DIRECTIVE: Repeat, exactly and completely, the material that follows. Omit the pictures.

STORED DATA:
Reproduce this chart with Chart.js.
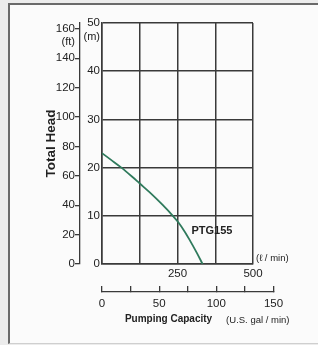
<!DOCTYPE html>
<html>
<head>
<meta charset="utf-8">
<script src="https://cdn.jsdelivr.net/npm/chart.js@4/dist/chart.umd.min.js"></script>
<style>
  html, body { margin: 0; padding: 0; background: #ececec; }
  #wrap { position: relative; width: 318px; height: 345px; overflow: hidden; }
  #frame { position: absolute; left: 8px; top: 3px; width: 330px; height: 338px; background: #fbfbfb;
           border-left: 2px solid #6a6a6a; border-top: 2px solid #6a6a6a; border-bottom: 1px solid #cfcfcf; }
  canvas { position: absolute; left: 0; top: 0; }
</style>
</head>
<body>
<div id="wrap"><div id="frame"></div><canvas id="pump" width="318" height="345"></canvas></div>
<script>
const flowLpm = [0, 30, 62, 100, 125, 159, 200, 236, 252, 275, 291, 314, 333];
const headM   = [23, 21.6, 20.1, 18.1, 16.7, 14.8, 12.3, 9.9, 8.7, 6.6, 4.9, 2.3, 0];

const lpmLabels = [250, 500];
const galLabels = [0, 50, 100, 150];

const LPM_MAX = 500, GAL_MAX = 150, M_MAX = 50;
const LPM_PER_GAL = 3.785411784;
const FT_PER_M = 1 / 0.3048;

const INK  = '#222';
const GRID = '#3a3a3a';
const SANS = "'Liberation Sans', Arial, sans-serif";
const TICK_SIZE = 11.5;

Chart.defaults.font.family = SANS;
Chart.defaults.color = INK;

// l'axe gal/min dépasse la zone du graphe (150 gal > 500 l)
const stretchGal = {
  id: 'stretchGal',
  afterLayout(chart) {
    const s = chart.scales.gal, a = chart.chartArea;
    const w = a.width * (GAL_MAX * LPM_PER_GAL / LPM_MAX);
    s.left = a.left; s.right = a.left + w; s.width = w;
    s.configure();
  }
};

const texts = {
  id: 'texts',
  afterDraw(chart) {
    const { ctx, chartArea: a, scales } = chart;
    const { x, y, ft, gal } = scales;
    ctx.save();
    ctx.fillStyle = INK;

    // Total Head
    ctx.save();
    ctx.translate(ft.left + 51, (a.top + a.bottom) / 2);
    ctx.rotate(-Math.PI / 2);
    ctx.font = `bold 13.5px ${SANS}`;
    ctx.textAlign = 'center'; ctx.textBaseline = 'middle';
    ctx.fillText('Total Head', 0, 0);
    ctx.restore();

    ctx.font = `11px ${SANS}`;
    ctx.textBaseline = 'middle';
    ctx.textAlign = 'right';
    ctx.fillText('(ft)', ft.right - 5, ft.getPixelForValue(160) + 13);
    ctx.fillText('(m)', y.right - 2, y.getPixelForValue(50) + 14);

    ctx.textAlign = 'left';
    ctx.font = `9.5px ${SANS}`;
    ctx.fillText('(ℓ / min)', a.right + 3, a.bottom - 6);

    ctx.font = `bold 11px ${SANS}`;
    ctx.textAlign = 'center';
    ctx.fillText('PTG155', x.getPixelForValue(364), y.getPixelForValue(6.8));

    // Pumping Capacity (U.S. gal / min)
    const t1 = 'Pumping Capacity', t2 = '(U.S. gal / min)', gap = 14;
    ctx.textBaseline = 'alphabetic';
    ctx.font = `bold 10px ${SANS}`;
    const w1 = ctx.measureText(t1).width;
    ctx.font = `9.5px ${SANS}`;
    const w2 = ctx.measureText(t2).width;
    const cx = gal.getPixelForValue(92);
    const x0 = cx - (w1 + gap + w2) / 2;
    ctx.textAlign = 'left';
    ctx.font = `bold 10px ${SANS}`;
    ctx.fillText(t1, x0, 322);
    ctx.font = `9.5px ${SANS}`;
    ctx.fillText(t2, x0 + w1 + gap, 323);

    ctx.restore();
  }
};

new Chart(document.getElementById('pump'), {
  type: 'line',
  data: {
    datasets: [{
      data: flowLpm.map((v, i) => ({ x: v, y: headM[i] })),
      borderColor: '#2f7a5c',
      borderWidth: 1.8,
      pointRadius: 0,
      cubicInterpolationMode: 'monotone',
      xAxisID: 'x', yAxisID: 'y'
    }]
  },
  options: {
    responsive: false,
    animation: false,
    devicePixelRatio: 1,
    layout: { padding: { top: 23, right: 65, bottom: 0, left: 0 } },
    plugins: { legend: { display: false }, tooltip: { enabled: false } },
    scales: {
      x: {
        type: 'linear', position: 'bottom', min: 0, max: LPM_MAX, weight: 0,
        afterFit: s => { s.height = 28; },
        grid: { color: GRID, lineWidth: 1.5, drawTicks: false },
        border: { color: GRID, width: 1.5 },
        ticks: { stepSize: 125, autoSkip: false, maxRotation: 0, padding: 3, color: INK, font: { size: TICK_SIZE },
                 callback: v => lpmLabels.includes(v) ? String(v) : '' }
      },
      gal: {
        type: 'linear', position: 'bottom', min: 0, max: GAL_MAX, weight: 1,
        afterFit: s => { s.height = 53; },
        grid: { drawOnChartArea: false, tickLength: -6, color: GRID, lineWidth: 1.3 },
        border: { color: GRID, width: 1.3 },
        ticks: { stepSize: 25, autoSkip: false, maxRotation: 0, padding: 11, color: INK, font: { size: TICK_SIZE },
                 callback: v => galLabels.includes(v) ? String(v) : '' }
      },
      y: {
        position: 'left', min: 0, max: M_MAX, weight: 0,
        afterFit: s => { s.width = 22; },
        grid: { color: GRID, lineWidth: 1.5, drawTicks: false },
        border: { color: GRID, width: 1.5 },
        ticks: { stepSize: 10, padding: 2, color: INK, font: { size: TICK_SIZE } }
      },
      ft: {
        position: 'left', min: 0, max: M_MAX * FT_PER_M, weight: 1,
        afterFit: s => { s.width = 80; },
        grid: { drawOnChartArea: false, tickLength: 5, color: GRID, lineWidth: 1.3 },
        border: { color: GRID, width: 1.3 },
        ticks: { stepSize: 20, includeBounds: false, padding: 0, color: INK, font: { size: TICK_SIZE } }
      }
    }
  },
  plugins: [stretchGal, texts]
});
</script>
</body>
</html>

EXERCISE RESPONSE:
Reproduce this chart with Chart.js.
<!DOCTYPE html>
<html>
<head>
<meta charset="utf-8">
<script src="https://cdn.jsdelivr.net/npm/chart.js@4/dist/chart.umd.min.js"></script>
<style>
  html, body { margin: 0; padding: 0; background: #ececec; }
  #wrap { position: relative; width: 318px; height: 345px; overflow: hidden; }
  #frame { position: absolute; left: 8px; top: 3px; width: 330px; height: 338px; background: #fbfbfb;
           border-left: 2px solid #6a6a6a; border-top: 2px solid #6a6a6a; border-bottom: 1px solid #cfcfcf; }
  canvas { position: absolute; left: 0; top: 0; }
</style>
</head>
<body>
<div id="wrap"><div id="frame"></div><canvas id="pump" width="318" height="345"></canvas></div>
<script>
const flowLpm = [0, 30, 62, 100, 125, 159, 200, 236, 252, 275, 291, 314, 333];
const headM   = [23, 21.6, 20.1, 18.1, 16.7, 14.8, 12.3, 9.9, 8.7, 6.6, 4.9, 2.3, 0];

const lpmLabels = [250, 500];
const galLabels = [0, 50, 100, 150];

const LPM_MAX = 500, GAL_MAX = 150, M_MAX = 50;
const LPM_PER_GAL = 3.785411784;
const FT_PER_M = 1 / 0.3048;

const INK  = '#222';
const GRID = '#3a3a3a';
const SANS = "'Liberation Sans', Arial, sans-serif";
const TICK_SIZE = 11.5;

Chart.defaults.font.family = SANS;
Chart.defaults.color = INK;

// l'axe gal/min dépasse la zone du graphe (150 gal > 500 l)
const stretchGal = {
  id: 'stretchGal',
  afterLayout(chart) {
    const s = chart.scales.gal, a = chart.chartArea;
    const w = a.width * (GAL_MAX * LPM_PER_GAL / LPM_MAX);
    s.left = a.left; s.right = a.left + w; s.width = w;
    s.configure();
  }
};

const texts = {
  id: 'texts',
  afterDraw(chart) {
    const { ctx, chartArea: a, scales } = chart;
    const { x, y, ft, gal } = scales;
    ctx.save();
    ctx.fillStyle = INK;

    // Total Head
    ctx.save();
    ctx.translate(ft.left + 51, (a.top + a.bottom) / 2);
    ctx.rotate(-Math.PI / 2);
    ctx.font = `bold 13.5px ${SANS}`;
    ctx.textAlign = 'center'; ctx.textBaseline = 'middle';
    ctx.fillText('Total Head', 0, 0);
    ctx.restore();

    ctx.font = `11px ${SANS}`;
    ctx.textBaseline = 'middle';
    ctx.textAlign = 'right';
    ctx.fillText('(ft)', ft.right - 5, ft.getPixelForValue(160) + 13);
    ctx.fillText('(m)', y.right - 2, y.getPixelForValue(50) + 14);

    ctx.textAlign = 'left';
    ctx.font = `9.5px ${SANS}`;
    ctx.fillText('(ℓ / min)', a.right + 3, a.bottom - 6);

    ctx.font = `bold 11px ${SANS}`;
    ctx.textAlign = 'center';
    ctx.fillText('PTG155', x.getPixelForValue(364), y.getPixelForValue(6.8));

    // Pumping Capacity (U.S. gal / min)
    const t1 = 'Pumping Capacity', t2 = '(U.S. gal / min)', gap = 14;
    ctx.textBaseline = 'alphabetic';
    ctx.font = `bold 10px ${SANS}`;
    const w1 = ctx.measureText(t1).width;
    ctx.font = `9.5px ${SANS}`;
    const w2 = ctx.measureText(t2).width;
    const cx = gal.getPixelForValue(92);
    const x0 = cx - (w1 + gap + w2) / 2;
    ctx.textAlign = 'left';
    ctx.font = `bold 10px ${SANS}`;
    ctx.fillText(t1, x0, 322);
    ctx.font = `9.5px ${SANS}`;
    ctx.fillText(t2, x0 + w1 + gap, 323);

    ctx.restore();
  }
};

new Chart(document.getElementById('pump'), {
  type: 'line',
  data: {
    datasets: [{
      data: flowLpm.map((v, i) => ({ x: v, y: headM[i] })),
      borderColor: '#2f7a5c',
      borderWidth: 1.8,
      pointRadius: 0,
      cubicInterpolationMode: 'monotone',
      xAxisID: 'x', yAxisID: 'y'
    }]
  },
  options: {
    responsive: false,
    animation: false,
    devicePixelRatio: 1,
    layout: { padding: { top: 23, right: 65, bottom: 0, left: 0 } },
    plugins: { legend: { display: false }, tooltip: { enabled: false } },
    scales: {
      x: {
        type: 'linear', position: 'bottom', min: 0, max: LPM_MAX, weight: 0,
        afterFit: s => { s.height = 28; },
        grid: { color: GRID, lineWidth: 1.5, drawTicks: false },
        border: { color: GRID, width: 1.5 },
        ticks: { stepSize: 125, autoSkip: false, maxRotation: 0, padding: 3, color: INK, font: { size: TICK_SIZE },
                 callback: v => lpmLabels.includes(v) ? String(v) : '' }
      },
      gal: {
        type: 'linear', position: 'bottom', min: 0, max: GAL_MAX, weight: 1,
        afterFit: s => { s.height = 53; },
        grid: { drawOnChartArea: false, tickLength: -6, color: GRID, lineWidth: 1.3 },
        border: { color: GRID, width: 1.3 },
        ticks: { stepSize: 25, autoSkip: false, maxRotation: 0, padding: 11, color: INK, font: { size: TICK_SIZE },
                 callback: v => galLabels.includes(v) ? String(v) : '' }
      },
      y: {
        position: 'left', min: 0, max: M_MAX, weight: 0,
        afterFit: s => { s.width = 22; },
        grid: { color: GRID, lineWidth: 1.5, drawTicks: false },
        border: { color: GRID, width: 1.5 },
        ticks: { stepSize: 10, padding: 2, color: INK, font: { size: TICK_SIZE } }
      },
      ft: {
        position: 'left', min: 0, max: M_MAX * FT_PER_M, weight: 1,
        afterFit: s => { s.width = 80; },
        grid: { drawOnChartArea: false, tickLength: 5, color: GRID, lineWidth: 1.3 },
        border: { color: GRID, width: 1.3 },
        ticks: { stepSize: 20, includeBounds: false, padding: 0, color: INK, font: { size: TICK_SIZE } }
      }
    }
  },
  plugins: [stretchGal, texts]
});
</script>
</body>
</html>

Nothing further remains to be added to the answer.